I have not done this myself but after reading this How To Seafoam Your Car - LS1TECH it sounds like good preventative maintenance


----------



## HP11 (Apr 11, 2009)

I've used Seafoam in the past to decarbonize but on older cars with considerably more miles than you mention. I'm not certain you'd really need it yet on a modern engine with only 30K on the clock. You might do better at this point with the ocassional use some type of in-tank additive.


----------



## FastFrank (Jun 12, 2009)

HP11 said:


> I've used Seafoam in the past to decarbonize but on older cars with considerably more miles than you mention. I'm not certain you'd really need it yet on a modern engine with only 30K on the clock. You might do better at this point with the ocassional use some type of in-tank additive.

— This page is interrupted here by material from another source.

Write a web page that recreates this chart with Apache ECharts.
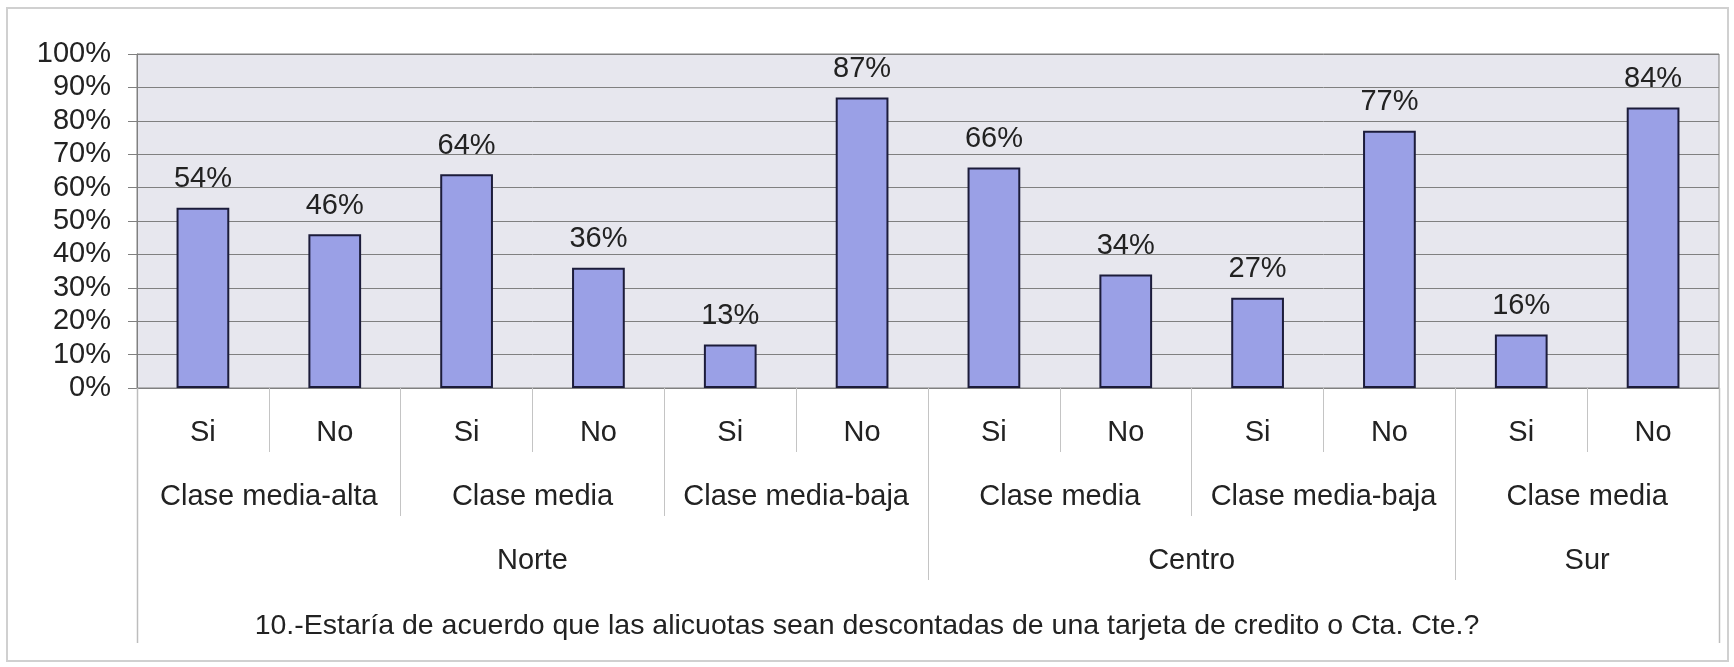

:agree Maybe when you get closer to 100k your engine may benefit more from a seafoam treatment. I've used it with good results on several of my older cars. It smoothed out the idle on my 97 Tahoe when I treated it. It's kind of entertaining watching all the smoke that results from it.


----------



## Poncho Dan (Jun 30, 2009)

I use it on my lawnmower at the end of every season. I don't think it'll hurt anything, however, Deep Creep is easier to use... its SeaFoam in an aerosol spray can. The smoke usually dissipates in 30-60 seconds. My method is always dumping it down the carb (or in this case, throttle body) until it quits, then leave it sit for like a minute before starting it again.


----------



## jpalamar (Jul 22, 2008)

I wouldn't do it. Not worth it on a new motor.


----------



## ricekiller848 (Oct 24, 2007)

They also have the can that you put half in the gas tank and half in the oil. I have done it to all of my cars and it works great.


----------



## Poncho Dan (Jun 30, 2009)

I just used it on my '86 XL250R dirtbike which had been sitting in the garage for five years, and it runs better now than it did back in the day... took out alot of the hesitation. Boy does that smoke stink.


----------



## ricekiller848 (Oct 24, 2007)

Poncho Dan said:


> I just used it on my '86 XL250R dirtbike which had been sitting in the garage for five years, and it runs better now than it did back in the day... took out alot of the hesitation. Boy does that smoke stink.


lol yeah dont take a whiff of it. Its not plesent.:lol:


----------



## Cobra126 (Sep 24, 2009)

I put a catch can on my car a week ago and checked it today, and there was a little oil already in there. Thats enough for me to know I am gonna do a seafoam. The car has 22,000 miles with no can, i am sure there will be some residue to get rid of! 

LS motors have a nasty habit of sucking oil in through the PCV setup. I think the longer you wait, the dirtier your intake will get. IMO


----------